La définition du risque de fuite participe de la sécurité juridique dans le sens où elle permet aux demandeurs d’asile d’identifier clairement quels comportement peut leur être reproché et affecter l’exercice de leurs droits. Mais l’expérience de la transposition de la directive “retour” ne laisse rien présager de bon et a démontré que le seul exercice formel de “légalisation” n’était pas pour autant une protection. En effet, là aussi, le législateur européen a imposé aux Etats membres de définir le risque de fuite lequel, une fois établi, fait obstacle à ce qu’un délai de départ volontaire soit refusé aux personnes faisant l’objet d’une décision de retour. Or, comme l’ont révélé la plupart des auteurs, la fuite a été définie de telle manière par le Parlement que l’ensemble des étrangers en situation irrégulière, en raison même de leur situation, soient susceptibles d’être regardés comme risquant de prendre la fuite. Cela permet dès lors à l’administration de décider des mesures de surveillance à appliquer. La réforme du 7 mars 2016, qui devait corriger cette erreur à la demande même de la Commission européenne, n’a procédé qu’à une modification purement symbolique, qui n’affecte en rien la portée du dispositif mis en place en 2011.

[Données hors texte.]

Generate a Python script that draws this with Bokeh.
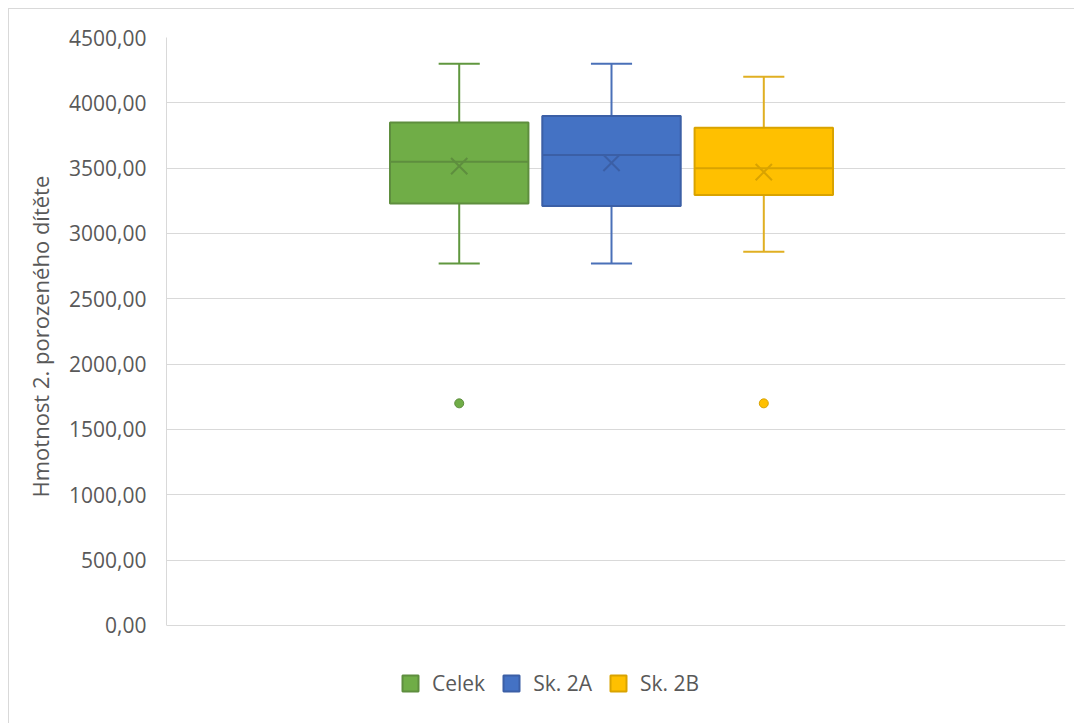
from bokeh.plotting import figure
from bokeh.models import Range1d, Legend, LegendItem, CustomJSTickFormatter, FixedTicker, Title
from bokeh.embed import file_html
from bokeh.resources import INLINE

# Birth weight of the second child (g), summary per group
series = ["Celek", "Sk. 2A", "Sk. 2B"]
whisker_low = [2770, 2770, 2860]
q1 = [3230, 3210, 3295]
median = [3550, 3600, 3500]
q3 = [3850, 3900, 3810]
whisker_high = [4300, 4300, 4200]
mean = [3515, 3540, 3470]
outliers = [1700, None, 1700]

y_ticks = [0, 500, 1000, 1500, 2000, 2500, 3000, 3500, 4000, 4500]
y_title = "Hmotnost 2. porozeného dítěte"

fill_colors = ["#70AD47", "#4472C4", "#FFC000"]
edge_colors = ["#5E8E3E", "#3B5FA6", "#D9A300"]
whisker_colors = ["#60973F", "#4A70B8", "#E0AF22"]

FONT = "Open Sans"
TEXT = "#595959"
GRID = "#D9D9D9"

# the frame reaches down to the bottom edge; the space under 0 holds the legend
legend_room = -758

p = figure(
    width=1066, height=715,
    output_backend="svg", toolbar_location=None,
    x_range=Range1d(-1.922, 3.981), y_range=Range1d(legend_room, y_ticks[-1]),
    x_axis_type=None,
    min_border_left=157, min_border_right=10, min_border_top=28, min_border_bottom=0,
    margin=(8, 0, 0, 8),
    styles={"border-top": "1px solid #D9D9D9", "border-left": "1px solid #D9D9D9"},
)
p.outline_line_color = None
p.xgrid.visible = False
p.ygrid.grid_line_color = GRID
p.ygrid.grid_line_width = 1

yax = p.yaxis[0]
yax.bounds = (y_ticks[0], y_ticks[-1])
yax.ticker = FixedTicker(ticks=y_ticks)
yax.formatter = CustomJSTickFormatter(code="return tick.toFixed(2).replace('.', ',');")
yax.axis_line_color = GRID
yax.major_tick_line_color = None
yax.minor_tick_line_color = None
yax.major_label_text_font = FONT
yax.major_label_text_font_size = "21px"
yax.major_label_text_color = TEXT
yax.major_label_standoff = 14

# axis title, placed beside the 0..4500 span rather than the whole frame
p.add_layout(Title(text=y_title, align="left", offset=227, standoff=24,
                   text_font=FONT, text_font_size="22px", text_font_style="normal",
                   text_color=TEXT), "left")

box_w = 0.909
cap_w = 0.27
items = []
for i, name in enumerate(series):
    x = i
    # whiskers
    p.segment(x0=[x, x], y0=[q3[i], q1[i]], x1=[x, x], y1=[whisker_high[i], whisker_low[i]],
              line_color=whisker_colors[i], line_width=2)
    p.segment(x0=[x - cap_w / 2, x - cap_w / 2], y0=[whisker_high[i], whisker_low[i]],
              x1=[x + cap_w / 2, x + cap_w / 2], y1=[whisker_high[i], whisker_low[i]],
              line_color=whisker_colors[i], line_width=2)
    # box
    box = p.quad(left=[x - box_w / 2], right=[x + box_w / 2], bottom=[q1[i]], top=[q3[i]],
                 fill_color=fill_colors[i], line_color=edge_colors[i], line_width=2)
    # median
    p.segment(x0=[x - box_w / 2], y0=[median[i]], x1=[x + box_w / 2], y1=[median[i]],
              line_color=edge_colors[i], line_width=2)
    # mean
    p.scatter(x=[x], y=[mean[i]], marker="x", size=23, line_color=edge_colors[i], line_width=2)
    # outliers
    if outliers[i] is not None:
        p.scatter(x=[x], y=[outliers[i]], marker="circle", size=9,
                  fill_color=fill_colors[i], line_color=edge_colors[i], line_width=1)
    items.append(LegendItem(label=name, renderers=[box]))

legend = Legend(
    items=items, orientation="horizontal", location=(234, 27),
    label_text_font=FONT, label_text_font_size="21px", label_text_color=TEXT,
    glyph_width=20, glyph_height=20, label_standoff=12, spacing=16,
    padding=0, margin=0, border_line_color=None, background_fill_alpha=0,
)
p.add_layout(legend, "center")

open("out.html", "w").write(file_html(p, INLINE))
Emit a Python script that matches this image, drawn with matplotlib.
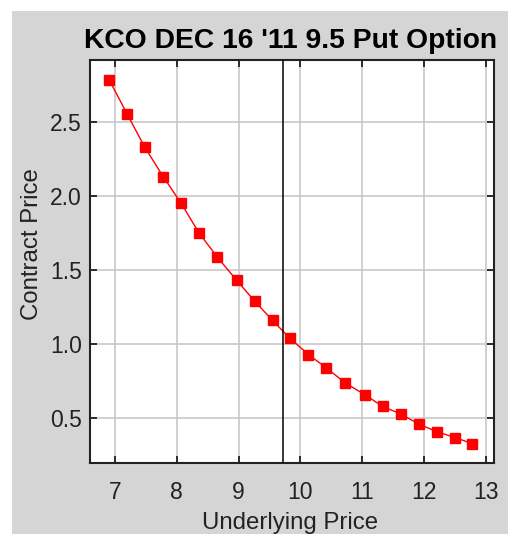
import matplotlib
matplotlib.use("Agg")
import matplotlib.pyplot as plt
from matplotlib.patches import Rectangle

title = "KCO DEC 16 '11 9.5 Put Option"
x_label = "Underlying Price"
y_label = "Contract Price"
underlying = [6.91, 7.20, 7.48, 7.78, 8.07, 8.36, 8.65, 8.97, 9.26, 9.55, 9.83,
              10.13, 10.42, 10.72, 11.04, 11.33, 11.62, 11.92, 12.21, 12.50, 12.78]
contract = [2.78, 2.55, 2.33, 2.13, 1.95, 1.75, 1.59, 1.43, 1.29, 1.16, 1.04,
            0.93, 0.84, 0.74, 0.66, 0.58, 0.53, 0.46, 0.41, 0.37, 0.33]
current_price = 9.715
x_ticks = [7, 8, 9, 10, 11, 12, 13]
y_ticks = [0.5, 1.0, 1.5, 2.0, 2.5]
y_tick_labels = ["0.5", "1.0", "1.5", "2.0", "2.5"]

plt.rcParams['font.family'] = ['Liberation Sans', 'DejaVu Sans']

W, H = 508, 534
fig = plt.figure(figsize=(W / 100, H / 100), dpi=100, facecolor='white')
gray = '#d5d5d5'
fig.patches.append(Rectangle((12 / W, 0), 1, 1 - 11 / H, transform=fig.transFigure,
                             facecolor=gray, edgecolor='none', zorder=-10))

ax = fig.add_axes([90 / W, (H - 463) / H, 404 / W, 403 / H])
ax.set_facecolor('white')
ax.plot(underlying, contract, color='#ff0000', lw=1.0, marker='s', markersize=6.5,
        markeredgecolor='#ff0000', zorder=3)
ax.axvline(current_price, color='black', lw=1.1, zorder=4)

ax.set_xlim(6.597, 13.13)
ax.set_ylim(0.199, 2.916)
ax.set_xticks(x_ticks)
ax.set_yticks(y_ticks)
ax.set_yticklabels(y_tick_labels)
ax.grid(True, color='#c4c4c4', lw=1.1)
ax.set_axisbelow(True)
ax.tick_params(axis='both', direction='in', length=5, width=1.1, color='black',
               labelsize=16.5, top=True, right=True, labelcolor='#222222')
ax.tick_params(axis='x', pad=13)
ax.tick_params(axis='y', pad=6)
for s in ax.spines.values():
    s.set_linewidth(1.5)
    s.set_color('#222222')

fig.text(497 / W, (H - 48) / H, title, ha='right', va='baseline',
         fontsize=20.3, fontweight='bold', color='black')
fig.text(290 / W, (H - 529) / H, x_label, ha='center', va='baseline',
         fontsize=17.3, color='#222222')
fig.text(32 / W, (H - 244) / H, y_label, ha='center', va='center', rotation=90,
         fontsize=17.3, color='#222222')

fig.savefig('out.png', dpi=100, facecolor=fig.get_facecolor())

- Malgré la clarté de cette décision préjudicielle, les juges, les préfets, et le législateur français ont tardé à en tirer les conséquences nécessaires. S’agit-il d’un dialogue de sourds?
En effet, ce n’est que le 27 septembre 2017 (Civ. 1ère, 17-15160) que la Cour de Cassation a jugé qu’en l’absence de définition légale de la notion de fuite propre à la procédure « Dublin », les demandeurs d’asile en attente de transfert ne peuvent plus être placés en rétention.
Cependant, il ne s’agit en aucun cas d’un dialogue de sourds. Le législateur français et le Conseil d’Etat appréhendent les procédures de transfert sous l’angle exclusif de l’objectif principalement poursuivi avant la refonte du règlement du 18 février 2003, par le système Dublin : renvoyer impérativement les demandeurs d’asile dans le premier Etat responsable de l’examen de leur demande. Or, comme le rappelle de manière récurrente la Cour de justice de l’Union européenne, ainsi d’ailleurs que son avocat général Eleanor Sharpston, le règlement Dublin III issu de la réforme du 26 juin 2013 a modifié l’équilibre général du système en plaçant le demandeur au coeur de la procédure et en veillant à ce que ses droits, nouvellement reconnus, soient garantis. Ces droits peuvent parfois faire obstacle à ce que les intéressés soient transférés. Cette culture de la protection des droits des demandeurs d’asile en procédure Dublin n’est toujours pas assimilée par les institutions françaises. Nous constatons qu’elles résistent aux garanties, pourtant minimales, qu’offre le règlement Dublin III.
Non, ce n’est pas un dialogue de sourds, il s’agit là d’une question de souverainisme juridique, dans sa dimension pathologique.